新潟県佐渡市の最北端・鷲崎にある「佐渡二ツ亀ビューホテル」が新たな企画を次々に打ち出している。佐渡金山の世界遺産登録のタイミングを活用し、リピーター獲得につなげたい考えだ。9月上旬からは、鷲崎漁港で取れたての地魚を味わう宿泊プラン「鷲崎漁港 朝穫(ど)れ朝食」の販売をスタート。星空観賞会やシーカヤックなどを楽しむプランも始めており、立地を生かした企画で差別化を図る。
景勝地「二ツ亀」を見下ろす高台にあるホテルは、ウッドデッキテラスの新設や客室改装などで3月にリニューアルオープンした。これを機に冬季も含めた通年営業に転換し、ランチ営業復活など需要の掘り起こしに力を入れている。

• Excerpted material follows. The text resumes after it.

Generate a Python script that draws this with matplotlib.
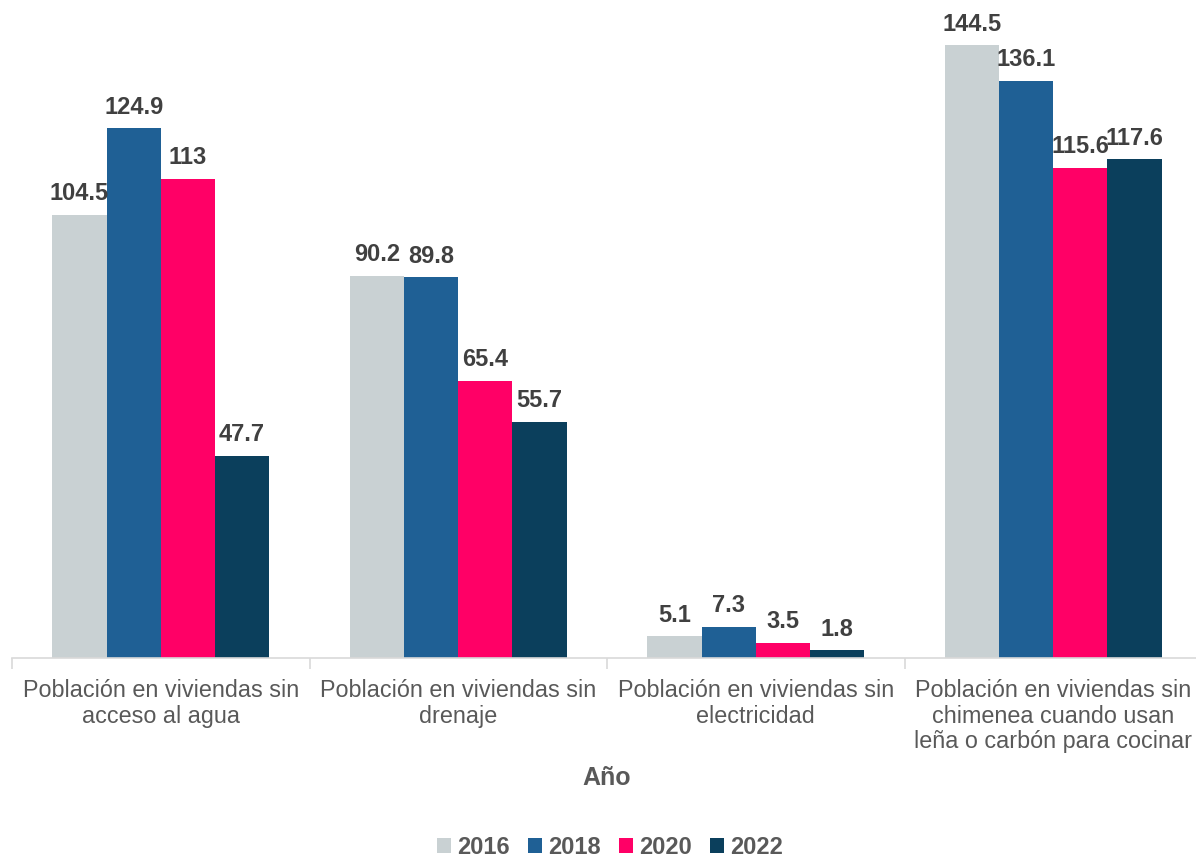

9月11日宿泊分から予約を受け付ける「朝穫れ朝食」(1泊2食付き大人2人3万円前後)では、ホテルから車で数分の鷲崎漁港を見学後、地元の集会施設で取れたての地魚を味わう。
7月下旬に行われたモニター体験では、朝取れたてのヒラマサをはじめ、タイやアジ、タコの4種類のお造りが出された。鷲崎産米のおにぎりに、ナガモのみそ汁、ヤリイカの煮物などが並んだ。調理人がこの時季の魚の特徴や鷲崎の概要を説明する場面もあった。
夫婦で佐渡を訪れた福島県いわき市の男性(76)は「珍しい企画で大満足」と笑顔。会社の仲間と参加した石川県輪島市の会社員(36)は「特別な体験で心に残ります」と満足そうだった。
今夏は宿泊者対象のシーカヤック体験や、星空観賞会付きのプランも本格的に受け付けを開始。地元住民の協力を得て、鬼太鼓や佐渡おけさの上演も行う予定だ。
渡辺幸計社長は「来て泊まって終わりではなく、立地を生かした参加型の非日常を味わう体験を用意して、差別化を図っていきたい」と強調。「世界遺産登録のタイミングを生かし、リピーターや佐渡ファンを獲得したい」と話している。